INSTRUCTIONS FOR THE TASK: Transcribe the lines below verbatim, skipping the images.

DATASET CONTENT:

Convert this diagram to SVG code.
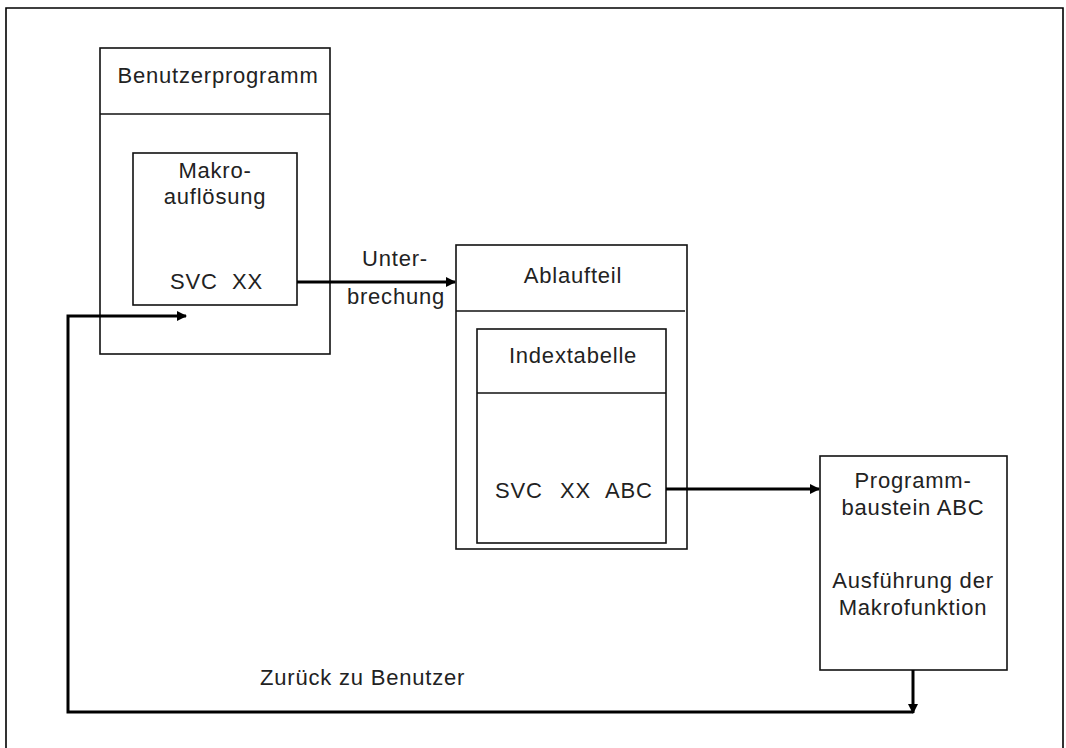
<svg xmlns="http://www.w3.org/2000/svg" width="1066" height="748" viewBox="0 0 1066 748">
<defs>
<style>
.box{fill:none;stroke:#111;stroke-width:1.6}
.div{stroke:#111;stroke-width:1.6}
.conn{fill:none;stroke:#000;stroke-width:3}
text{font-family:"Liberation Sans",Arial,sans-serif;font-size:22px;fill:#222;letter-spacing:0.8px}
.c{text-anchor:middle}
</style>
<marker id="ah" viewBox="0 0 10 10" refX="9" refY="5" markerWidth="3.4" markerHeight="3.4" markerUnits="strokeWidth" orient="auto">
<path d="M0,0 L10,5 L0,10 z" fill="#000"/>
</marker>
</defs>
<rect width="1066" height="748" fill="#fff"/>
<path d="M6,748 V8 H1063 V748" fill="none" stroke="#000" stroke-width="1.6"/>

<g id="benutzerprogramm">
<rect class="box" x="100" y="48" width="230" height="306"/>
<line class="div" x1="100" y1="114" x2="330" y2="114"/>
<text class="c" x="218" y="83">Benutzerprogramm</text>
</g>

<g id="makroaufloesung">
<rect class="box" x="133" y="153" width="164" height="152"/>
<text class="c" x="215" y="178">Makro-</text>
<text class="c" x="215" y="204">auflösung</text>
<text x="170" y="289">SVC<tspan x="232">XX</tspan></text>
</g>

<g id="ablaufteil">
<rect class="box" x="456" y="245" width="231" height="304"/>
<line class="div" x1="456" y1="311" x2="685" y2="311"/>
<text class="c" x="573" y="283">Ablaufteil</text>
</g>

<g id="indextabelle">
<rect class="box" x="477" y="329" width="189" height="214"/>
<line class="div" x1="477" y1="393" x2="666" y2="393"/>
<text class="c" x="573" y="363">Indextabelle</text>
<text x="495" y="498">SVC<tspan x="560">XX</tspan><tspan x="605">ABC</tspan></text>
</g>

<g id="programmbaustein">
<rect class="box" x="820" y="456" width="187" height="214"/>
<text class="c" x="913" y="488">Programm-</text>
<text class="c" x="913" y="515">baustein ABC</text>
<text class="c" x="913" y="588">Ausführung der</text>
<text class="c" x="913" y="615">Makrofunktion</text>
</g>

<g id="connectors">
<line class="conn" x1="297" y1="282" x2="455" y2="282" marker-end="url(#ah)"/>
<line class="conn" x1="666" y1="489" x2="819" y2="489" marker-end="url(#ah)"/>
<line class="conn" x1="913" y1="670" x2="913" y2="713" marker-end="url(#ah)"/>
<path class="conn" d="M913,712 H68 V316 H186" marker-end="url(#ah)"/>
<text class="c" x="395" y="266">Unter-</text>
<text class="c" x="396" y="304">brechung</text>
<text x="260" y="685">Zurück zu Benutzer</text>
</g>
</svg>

SOLUTION TO THIS EXERCISE:
Convert this diagram to SVG code.
<svg xmlns="http://www.w3.org/2000/svg" width="1066" height="748" viewBox="0 0 1066 748">
<defs>
<style>
.box{fill:none;stroke:#111;stroke-width:1.6}
.div{stroke:#111;stroke-width:1.6}
.conn{fill:none;stroke:#000;stroke-width:3}
text{font-family:"Liberation Sans",Arial,sans-serif;font-size:22px;fill:#222;letter-spacing:0.8px}
.c{text-anchor:middle}
</style>
<marker id="ah" viewBox="0 0 10 10" refX="9" refY="5" markerWidth="3.4" markerHeight="3.4" markerUnits="strokeWidth" orient="auto">
<path d="M0,0 L10,5 L0,10 z" fill="#000"/>
</marker>
</defs>
<rect width="1066" height="748" fill="#fff"/>
<path d="M6,748 V8 H1063 V748" fill="none" stroke="#000" stroke-width="1.6"/>

<g id="benutzerprogramm">
<rect class="box" x="100" y="48" width="230" height="306"/>
<line class="div" x1="100" y1="114" x2="330" y2="114"/>
<text class="c" x="218" y="83">Benutzerprogramm</text>
</g>

<g id="makroaufloesung">
<rect class="box" x="133" y="153" width="164" height="152"/>
<text class="c" x="215" y="178">Makro-</text>
<text class="c" x="215" y="204">auflösung</text>
<text x="170" y="289">SVC<tspan x="232">XX</tspan></text>
</g>

<g id="ablaufteil">
<rect class="box" x="456" y="245" width="231" height="304"/>
<line class="div" x1="456" y1="311" x2="685" y2="311"/>
<text class="c" x="573" y="283">Ablaufteil</text>
</g>

<g id="indextabelle">
<rect class="box" x="477" y="329" width="189" height="214"/>
<line class="div" x1="477" y1="393" x2="666" y2="393"/>
<text class="c" x="573" y="363">Indextabelle</text>
<text x="495" y="498">SVC<tspan x="560">XX</tspan><tspan x="605">ABC</tspan></text>
</g>

<g id="programmbaustein">
<rect class="box" x="820" y="456" width="187" height="214"/>
<text class="c" x="913" y="488">Programm-</text>
<text class="c" x="913" y="515">baustein ABC</text>
<text class="c" x="913" y="588">Ausführung der</text>
<text class="c" x="913" y="615">Makrofunktion</text>
</g>

<g id="connectors">
<line class="conn" x1="297" y1="282" x2="455" y2="282" marker-end="url(#ah)"/>
<line class="conn" x1="666" y1="489" x2="819" y2="489" marker-end="url(#ah)"/>
<line class="conn" x1="913" y1="670" x2="913" y2="713" marker-end="url(#ah)"/>
<path class="conn" d="M913,712 H68 V316 H186" marker-end="url(#ah)"/>
<text class="c" x="395" y="266">Unter-</text>
<text class="c" x="396" y="304">brechung</text>
<text x="260" y="685">Zurück zu Benutzer</text>
</g>
</svg>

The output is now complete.